## BEGIN DATA SHOWN

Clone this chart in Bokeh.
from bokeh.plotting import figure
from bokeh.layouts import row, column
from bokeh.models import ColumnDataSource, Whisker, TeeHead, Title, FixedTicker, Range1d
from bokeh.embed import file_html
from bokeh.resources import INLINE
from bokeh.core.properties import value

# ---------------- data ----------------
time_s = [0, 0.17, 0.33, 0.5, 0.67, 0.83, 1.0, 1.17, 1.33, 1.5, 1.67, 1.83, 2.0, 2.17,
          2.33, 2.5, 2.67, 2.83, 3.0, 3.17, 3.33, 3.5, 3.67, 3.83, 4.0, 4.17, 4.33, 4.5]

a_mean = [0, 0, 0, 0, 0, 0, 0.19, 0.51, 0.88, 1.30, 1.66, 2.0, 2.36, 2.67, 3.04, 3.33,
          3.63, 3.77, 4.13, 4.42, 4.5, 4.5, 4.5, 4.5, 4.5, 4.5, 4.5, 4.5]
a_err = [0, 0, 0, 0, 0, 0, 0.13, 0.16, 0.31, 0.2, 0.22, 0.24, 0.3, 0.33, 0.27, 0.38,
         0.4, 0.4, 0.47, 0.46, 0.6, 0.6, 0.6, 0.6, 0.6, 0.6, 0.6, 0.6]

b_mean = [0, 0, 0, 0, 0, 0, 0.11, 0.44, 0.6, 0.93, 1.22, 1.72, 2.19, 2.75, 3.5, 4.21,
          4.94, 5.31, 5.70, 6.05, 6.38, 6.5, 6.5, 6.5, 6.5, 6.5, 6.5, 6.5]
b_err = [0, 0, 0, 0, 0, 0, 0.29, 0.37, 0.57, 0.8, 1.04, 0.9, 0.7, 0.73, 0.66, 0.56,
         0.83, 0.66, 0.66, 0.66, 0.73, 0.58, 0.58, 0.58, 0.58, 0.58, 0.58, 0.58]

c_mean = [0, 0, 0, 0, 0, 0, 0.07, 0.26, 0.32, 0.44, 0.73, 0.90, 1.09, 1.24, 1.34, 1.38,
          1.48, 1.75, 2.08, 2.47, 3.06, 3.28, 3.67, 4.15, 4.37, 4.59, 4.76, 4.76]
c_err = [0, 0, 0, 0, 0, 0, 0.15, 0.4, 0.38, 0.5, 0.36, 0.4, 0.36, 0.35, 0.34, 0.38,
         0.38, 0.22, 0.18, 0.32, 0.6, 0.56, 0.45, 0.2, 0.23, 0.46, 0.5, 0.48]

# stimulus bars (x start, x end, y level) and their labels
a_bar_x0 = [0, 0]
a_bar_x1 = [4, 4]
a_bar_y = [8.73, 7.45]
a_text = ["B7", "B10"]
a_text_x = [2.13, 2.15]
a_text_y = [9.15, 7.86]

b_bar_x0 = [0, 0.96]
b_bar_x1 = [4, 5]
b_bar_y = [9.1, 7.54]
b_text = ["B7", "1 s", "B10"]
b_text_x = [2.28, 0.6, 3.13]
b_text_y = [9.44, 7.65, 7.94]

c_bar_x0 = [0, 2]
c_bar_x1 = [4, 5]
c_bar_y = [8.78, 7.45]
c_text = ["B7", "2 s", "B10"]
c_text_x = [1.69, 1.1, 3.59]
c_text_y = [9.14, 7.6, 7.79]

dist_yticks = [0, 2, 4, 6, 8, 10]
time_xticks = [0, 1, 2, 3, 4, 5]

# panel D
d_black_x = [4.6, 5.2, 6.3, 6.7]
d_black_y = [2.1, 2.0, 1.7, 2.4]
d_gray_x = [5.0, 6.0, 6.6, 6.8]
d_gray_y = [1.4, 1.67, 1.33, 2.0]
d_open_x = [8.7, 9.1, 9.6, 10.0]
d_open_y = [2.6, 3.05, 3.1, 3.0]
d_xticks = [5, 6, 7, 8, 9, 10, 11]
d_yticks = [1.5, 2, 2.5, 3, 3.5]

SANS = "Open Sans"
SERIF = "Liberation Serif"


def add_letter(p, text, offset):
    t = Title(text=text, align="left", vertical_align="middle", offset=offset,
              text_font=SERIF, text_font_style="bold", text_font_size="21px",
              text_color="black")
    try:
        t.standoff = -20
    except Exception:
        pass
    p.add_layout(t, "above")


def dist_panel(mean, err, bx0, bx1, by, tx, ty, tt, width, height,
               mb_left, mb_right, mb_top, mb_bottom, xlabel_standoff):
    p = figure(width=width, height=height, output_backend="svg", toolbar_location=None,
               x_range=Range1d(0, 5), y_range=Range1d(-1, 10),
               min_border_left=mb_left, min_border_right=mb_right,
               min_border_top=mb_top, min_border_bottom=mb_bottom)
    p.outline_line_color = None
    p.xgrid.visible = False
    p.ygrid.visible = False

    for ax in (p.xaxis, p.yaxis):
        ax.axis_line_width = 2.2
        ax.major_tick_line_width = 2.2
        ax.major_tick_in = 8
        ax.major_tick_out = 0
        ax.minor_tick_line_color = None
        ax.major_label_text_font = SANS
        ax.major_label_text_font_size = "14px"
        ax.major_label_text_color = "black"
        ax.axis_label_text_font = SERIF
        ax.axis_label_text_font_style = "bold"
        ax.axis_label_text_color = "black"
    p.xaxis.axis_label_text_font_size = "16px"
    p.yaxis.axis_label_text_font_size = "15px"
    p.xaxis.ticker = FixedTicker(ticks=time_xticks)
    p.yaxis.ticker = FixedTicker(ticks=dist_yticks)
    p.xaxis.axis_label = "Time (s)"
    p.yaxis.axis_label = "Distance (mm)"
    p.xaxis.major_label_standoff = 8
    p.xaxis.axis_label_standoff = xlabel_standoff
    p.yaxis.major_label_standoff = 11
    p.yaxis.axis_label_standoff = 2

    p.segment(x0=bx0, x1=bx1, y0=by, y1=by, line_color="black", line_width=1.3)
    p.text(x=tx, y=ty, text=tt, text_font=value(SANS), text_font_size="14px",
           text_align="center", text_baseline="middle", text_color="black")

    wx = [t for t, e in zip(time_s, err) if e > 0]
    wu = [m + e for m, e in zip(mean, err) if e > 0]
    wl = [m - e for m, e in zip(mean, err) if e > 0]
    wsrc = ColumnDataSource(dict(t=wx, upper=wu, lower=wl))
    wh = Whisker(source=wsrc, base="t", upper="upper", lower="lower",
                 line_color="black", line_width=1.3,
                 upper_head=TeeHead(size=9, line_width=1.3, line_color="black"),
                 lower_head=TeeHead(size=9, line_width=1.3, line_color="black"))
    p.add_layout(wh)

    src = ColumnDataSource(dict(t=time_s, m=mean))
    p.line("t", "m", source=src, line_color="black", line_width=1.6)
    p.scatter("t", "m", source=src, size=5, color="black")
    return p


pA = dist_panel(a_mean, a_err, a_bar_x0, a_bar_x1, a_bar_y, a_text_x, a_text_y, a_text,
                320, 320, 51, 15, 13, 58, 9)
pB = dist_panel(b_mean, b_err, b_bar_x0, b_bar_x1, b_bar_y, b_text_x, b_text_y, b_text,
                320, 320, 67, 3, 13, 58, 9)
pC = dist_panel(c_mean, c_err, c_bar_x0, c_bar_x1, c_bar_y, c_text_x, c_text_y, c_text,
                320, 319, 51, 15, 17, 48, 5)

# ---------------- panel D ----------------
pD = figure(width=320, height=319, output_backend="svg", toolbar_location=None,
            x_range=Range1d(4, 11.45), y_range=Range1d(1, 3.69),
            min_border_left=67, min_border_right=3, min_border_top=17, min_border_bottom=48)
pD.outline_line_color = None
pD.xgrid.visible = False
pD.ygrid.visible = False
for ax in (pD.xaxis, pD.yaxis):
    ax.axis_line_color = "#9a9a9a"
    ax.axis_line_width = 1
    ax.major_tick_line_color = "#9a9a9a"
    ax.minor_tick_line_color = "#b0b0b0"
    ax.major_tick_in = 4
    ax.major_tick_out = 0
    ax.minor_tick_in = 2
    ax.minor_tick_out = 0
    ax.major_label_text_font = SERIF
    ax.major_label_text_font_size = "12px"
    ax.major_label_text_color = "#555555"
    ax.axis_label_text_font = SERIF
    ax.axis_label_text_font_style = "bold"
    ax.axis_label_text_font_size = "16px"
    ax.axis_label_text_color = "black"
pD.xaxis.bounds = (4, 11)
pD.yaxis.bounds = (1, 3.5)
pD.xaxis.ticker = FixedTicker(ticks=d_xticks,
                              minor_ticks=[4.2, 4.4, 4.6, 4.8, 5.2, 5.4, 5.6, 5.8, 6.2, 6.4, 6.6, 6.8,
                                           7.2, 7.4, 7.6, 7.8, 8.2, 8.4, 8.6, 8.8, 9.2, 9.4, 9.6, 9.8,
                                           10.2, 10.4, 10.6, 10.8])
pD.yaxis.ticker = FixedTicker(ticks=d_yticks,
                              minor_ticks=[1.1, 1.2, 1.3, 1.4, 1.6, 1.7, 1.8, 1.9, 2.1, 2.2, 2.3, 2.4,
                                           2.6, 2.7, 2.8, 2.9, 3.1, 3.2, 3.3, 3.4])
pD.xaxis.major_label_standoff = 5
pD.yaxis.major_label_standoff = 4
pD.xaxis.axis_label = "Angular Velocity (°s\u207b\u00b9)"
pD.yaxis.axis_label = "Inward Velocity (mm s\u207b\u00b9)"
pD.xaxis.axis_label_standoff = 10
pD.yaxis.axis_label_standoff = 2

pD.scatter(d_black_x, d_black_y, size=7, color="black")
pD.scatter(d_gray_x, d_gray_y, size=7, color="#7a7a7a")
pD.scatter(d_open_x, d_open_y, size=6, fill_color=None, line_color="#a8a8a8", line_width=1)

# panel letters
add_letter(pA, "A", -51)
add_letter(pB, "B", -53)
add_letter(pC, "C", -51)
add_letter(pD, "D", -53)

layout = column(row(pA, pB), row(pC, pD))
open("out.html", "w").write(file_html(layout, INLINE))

## END DATA SHOWN

§ **THE TASK**: Each line from the start of the listing above through the line containing "from bokeh.core.properties import value" should be copied exactly, please, with no other lines added.

§ **SOLVED EXERCISE**:
Clone this chart in Bokeh.
from bokeh.plotting import figure
from bokeh.layouts import row, column
from bokeh.models import ColumnDataSource, Whisker, TeeHead, Title, FixedTicker, Range1d
from bokeh.embed import file_html
from bokeh.resources import INLINE
from bokeh.core.properties import value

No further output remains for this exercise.